From an article by L. Ron Hubbard
The hallmark of bad promotion is "Too Little Too Late."
Probably the most aggravating and most suppressive error that can be made by those doing promotion or other PR actions is to plan or announce an event too close to the date for anyone to come.
Typical report: "Only fifty came to the congress. I guess it just wasn't popular."
An executive hearing this can validly suspect "too little too late" as the real WHY. He would be 95 percent right without even querying further.
"When did you announce the July 1 congress?" Usual true answer: June 25! "How many mailings were sent?" Usual true answer: Five hundred "because Finance..." "What other promotion was done?" Usual true answer: None.
Reason for only fifty at the congress: "Too little promotion announced too late for anyone to come."
Often this factor is hidden. Other more dramatic reasons, not the true WHYS, are advanced. "There was a football match the same day." "We are in disrepute." "There is an anticampaign." "The press..." Yap, yap, yap. All lies. It was just too little promotion too late.
"Nobody showed up for the VIP dinner." The right response to this is, "When did you send the invitations?" "Well, you see, Finance wouldn't give us any stamps..." "WHEN did you send the invitations?" "The same morning as when the dinner was held." "Were they engraved?" "No.."
Just why event failures are 95 percent traced to "handled at the last moment without proper planning and without proper verified addresses and without enough posh or volume" is itself a mystery.
Undermanned PR section is the most charitable reason.
PR in reality is 80 percent preparation of the event and about 20 percent event.
If the preparation is not planned and prepared fully well in advance of the event, the events fail.
Off-the-cuff PR is sometimes necessary. But usually made necessary by lack of foresight and hard work.

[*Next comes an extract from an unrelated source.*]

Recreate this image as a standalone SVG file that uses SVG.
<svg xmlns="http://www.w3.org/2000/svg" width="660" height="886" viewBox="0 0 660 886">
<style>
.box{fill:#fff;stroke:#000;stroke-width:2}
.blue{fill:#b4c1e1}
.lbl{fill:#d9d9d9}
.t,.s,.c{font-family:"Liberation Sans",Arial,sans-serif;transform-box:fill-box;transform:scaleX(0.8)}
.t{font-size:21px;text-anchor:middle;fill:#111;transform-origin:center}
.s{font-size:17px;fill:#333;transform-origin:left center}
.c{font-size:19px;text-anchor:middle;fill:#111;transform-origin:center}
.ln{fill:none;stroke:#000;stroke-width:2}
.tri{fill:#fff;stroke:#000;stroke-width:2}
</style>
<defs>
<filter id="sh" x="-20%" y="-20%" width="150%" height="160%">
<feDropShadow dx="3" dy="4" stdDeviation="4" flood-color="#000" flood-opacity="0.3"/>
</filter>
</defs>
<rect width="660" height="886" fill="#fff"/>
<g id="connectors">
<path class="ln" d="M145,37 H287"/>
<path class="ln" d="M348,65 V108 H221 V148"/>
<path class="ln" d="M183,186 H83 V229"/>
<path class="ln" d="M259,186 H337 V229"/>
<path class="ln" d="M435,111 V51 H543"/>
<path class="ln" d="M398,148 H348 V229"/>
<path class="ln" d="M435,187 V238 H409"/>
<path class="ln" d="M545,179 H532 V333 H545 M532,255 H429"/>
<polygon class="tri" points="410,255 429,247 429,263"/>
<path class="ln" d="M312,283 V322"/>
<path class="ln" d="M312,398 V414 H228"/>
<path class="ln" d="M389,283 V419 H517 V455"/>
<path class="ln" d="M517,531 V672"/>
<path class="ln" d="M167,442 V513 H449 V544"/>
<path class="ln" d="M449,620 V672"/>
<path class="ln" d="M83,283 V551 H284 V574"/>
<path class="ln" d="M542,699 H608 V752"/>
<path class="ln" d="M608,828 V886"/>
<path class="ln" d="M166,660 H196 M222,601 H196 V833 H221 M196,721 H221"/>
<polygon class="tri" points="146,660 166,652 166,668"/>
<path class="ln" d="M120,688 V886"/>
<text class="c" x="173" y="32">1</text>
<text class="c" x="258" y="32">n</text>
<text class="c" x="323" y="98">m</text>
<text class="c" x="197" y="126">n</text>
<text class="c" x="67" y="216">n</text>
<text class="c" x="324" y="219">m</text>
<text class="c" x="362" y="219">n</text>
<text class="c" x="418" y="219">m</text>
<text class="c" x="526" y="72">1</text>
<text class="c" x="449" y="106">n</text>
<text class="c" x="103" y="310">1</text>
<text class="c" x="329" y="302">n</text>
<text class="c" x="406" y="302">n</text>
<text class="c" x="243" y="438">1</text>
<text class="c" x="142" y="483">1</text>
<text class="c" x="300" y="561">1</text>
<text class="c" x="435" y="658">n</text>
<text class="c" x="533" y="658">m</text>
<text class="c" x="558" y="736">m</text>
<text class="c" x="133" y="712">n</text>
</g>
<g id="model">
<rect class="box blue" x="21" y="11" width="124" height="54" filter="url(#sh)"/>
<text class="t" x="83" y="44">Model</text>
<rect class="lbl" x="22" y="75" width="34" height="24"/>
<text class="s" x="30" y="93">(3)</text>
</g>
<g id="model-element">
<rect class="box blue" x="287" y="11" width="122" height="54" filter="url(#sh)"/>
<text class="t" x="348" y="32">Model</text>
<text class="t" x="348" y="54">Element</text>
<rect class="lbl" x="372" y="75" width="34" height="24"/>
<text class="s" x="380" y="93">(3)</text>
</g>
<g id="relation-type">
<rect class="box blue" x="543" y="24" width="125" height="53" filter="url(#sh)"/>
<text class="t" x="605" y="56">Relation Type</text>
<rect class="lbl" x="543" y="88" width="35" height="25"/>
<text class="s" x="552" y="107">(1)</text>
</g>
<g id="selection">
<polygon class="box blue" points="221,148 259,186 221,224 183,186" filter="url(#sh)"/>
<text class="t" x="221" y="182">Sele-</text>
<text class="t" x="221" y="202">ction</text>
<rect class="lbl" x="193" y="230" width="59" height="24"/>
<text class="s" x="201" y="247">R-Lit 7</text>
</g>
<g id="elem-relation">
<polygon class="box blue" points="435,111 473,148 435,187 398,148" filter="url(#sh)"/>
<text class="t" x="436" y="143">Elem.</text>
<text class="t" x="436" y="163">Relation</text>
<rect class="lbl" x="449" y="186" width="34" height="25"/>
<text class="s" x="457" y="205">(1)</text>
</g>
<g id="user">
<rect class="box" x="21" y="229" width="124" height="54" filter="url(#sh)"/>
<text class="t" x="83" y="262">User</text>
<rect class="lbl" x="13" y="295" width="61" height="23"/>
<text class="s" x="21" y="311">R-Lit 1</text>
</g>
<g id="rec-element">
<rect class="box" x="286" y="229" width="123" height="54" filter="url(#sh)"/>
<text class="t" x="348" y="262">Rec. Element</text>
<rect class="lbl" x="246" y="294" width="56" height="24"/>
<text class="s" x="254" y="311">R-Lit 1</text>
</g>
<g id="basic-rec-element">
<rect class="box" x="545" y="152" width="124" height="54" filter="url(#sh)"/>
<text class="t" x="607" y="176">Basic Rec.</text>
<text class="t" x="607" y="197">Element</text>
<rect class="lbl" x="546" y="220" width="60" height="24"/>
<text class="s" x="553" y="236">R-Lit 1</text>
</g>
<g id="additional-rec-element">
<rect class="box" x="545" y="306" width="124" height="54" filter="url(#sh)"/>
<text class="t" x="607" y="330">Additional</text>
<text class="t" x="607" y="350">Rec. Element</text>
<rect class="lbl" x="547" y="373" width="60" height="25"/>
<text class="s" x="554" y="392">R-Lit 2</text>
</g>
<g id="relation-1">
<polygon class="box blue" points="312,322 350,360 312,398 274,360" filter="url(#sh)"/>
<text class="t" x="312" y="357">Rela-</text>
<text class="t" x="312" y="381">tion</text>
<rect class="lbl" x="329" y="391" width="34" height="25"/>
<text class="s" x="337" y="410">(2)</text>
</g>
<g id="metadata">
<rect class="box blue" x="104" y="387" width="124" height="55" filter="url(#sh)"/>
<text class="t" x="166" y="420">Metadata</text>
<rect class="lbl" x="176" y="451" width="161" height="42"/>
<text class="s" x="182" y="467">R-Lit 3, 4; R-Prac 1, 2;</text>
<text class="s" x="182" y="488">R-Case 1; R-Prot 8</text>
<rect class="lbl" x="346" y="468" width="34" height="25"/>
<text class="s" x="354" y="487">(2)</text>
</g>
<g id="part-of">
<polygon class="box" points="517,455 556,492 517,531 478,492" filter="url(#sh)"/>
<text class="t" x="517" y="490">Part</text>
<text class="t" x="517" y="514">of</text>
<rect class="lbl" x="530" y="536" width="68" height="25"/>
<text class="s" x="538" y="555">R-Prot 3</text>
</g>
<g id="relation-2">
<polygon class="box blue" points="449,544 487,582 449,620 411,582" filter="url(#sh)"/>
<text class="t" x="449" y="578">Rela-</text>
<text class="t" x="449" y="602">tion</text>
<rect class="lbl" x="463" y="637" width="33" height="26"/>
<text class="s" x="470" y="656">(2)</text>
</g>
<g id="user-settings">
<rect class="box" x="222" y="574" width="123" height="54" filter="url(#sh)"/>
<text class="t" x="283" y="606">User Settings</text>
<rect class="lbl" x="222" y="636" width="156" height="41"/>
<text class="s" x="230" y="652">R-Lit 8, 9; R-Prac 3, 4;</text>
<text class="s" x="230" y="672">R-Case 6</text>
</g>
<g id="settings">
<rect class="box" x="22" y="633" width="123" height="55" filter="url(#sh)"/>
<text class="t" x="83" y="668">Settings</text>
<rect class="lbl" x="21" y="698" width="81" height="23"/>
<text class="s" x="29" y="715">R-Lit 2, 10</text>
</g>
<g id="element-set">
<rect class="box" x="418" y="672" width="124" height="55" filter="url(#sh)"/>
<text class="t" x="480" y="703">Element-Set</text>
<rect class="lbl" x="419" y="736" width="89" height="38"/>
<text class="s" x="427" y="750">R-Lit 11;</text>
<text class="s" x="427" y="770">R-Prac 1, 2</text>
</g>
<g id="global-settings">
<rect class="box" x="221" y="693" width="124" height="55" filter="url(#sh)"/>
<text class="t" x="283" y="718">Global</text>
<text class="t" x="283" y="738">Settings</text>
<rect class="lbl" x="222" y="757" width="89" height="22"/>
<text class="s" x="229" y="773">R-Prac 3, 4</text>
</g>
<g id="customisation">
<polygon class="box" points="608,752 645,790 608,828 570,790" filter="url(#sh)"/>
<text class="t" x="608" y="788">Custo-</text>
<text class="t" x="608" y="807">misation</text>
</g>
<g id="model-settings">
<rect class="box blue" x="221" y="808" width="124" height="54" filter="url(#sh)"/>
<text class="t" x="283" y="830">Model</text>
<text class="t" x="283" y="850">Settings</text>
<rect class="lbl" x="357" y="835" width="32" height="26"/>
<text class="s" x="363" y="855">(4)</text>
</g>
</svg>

There is a rule about this:
THE SUCCESS OF ANY EVENT IS DIRECTLY PROPORTIONAL TO THE TIMELY PREPARATION.
In other words, poor preparation made too late gives an unsuccessful event.
PR is hard work. But the hard work mostly occurs before there is any public view of it. The work in the event itself is pie.
You see these beautifully staged affairs, these flawless polished occurrences. They look so effortless. Well they LOOK effortless because a fantastic amount of preparation went into them ahead of time.
A well-attended event is planned and drilled and announced ages ahead of the occurrence.
Even a mere dinner has to be announced a least a week in advance.
PRs who don't work hard to plan and drill and who don't announce in time with enough promotion have flops.
So PR flops come from failures to plan, drill, promote enough and in plenty of time.
Therefore PR successes are best guaranteed by data gathering, sharp planning, heavy drilling, timely announcement and adequate promotion.
Even a surprise event has to be handled this way for everyone except those for whom the surprise is intended.
So gather the data that will guide planning, plan well, program it, do all the clerical actrions necessary, announce it in ample time, drill all those connected with it heavily until they're flawless and then stage it.
And there you are, a "spontaneous," highly successful event.
Whether it's a protest march, a press conference, a congress, a new course or dinner for VIPs or even just friends, if it's to be a success, prepare it and announce it widely in plenty of time.
There was this grave where they buried a failed PR man. And on the headstone they put, "George Backlog. Too Little, Too Late." They had to shoot him because he broke the company's leg.
A mediocre event very well prepared and announced well and in time will succeed better than the most splendid event done off-the-cuff.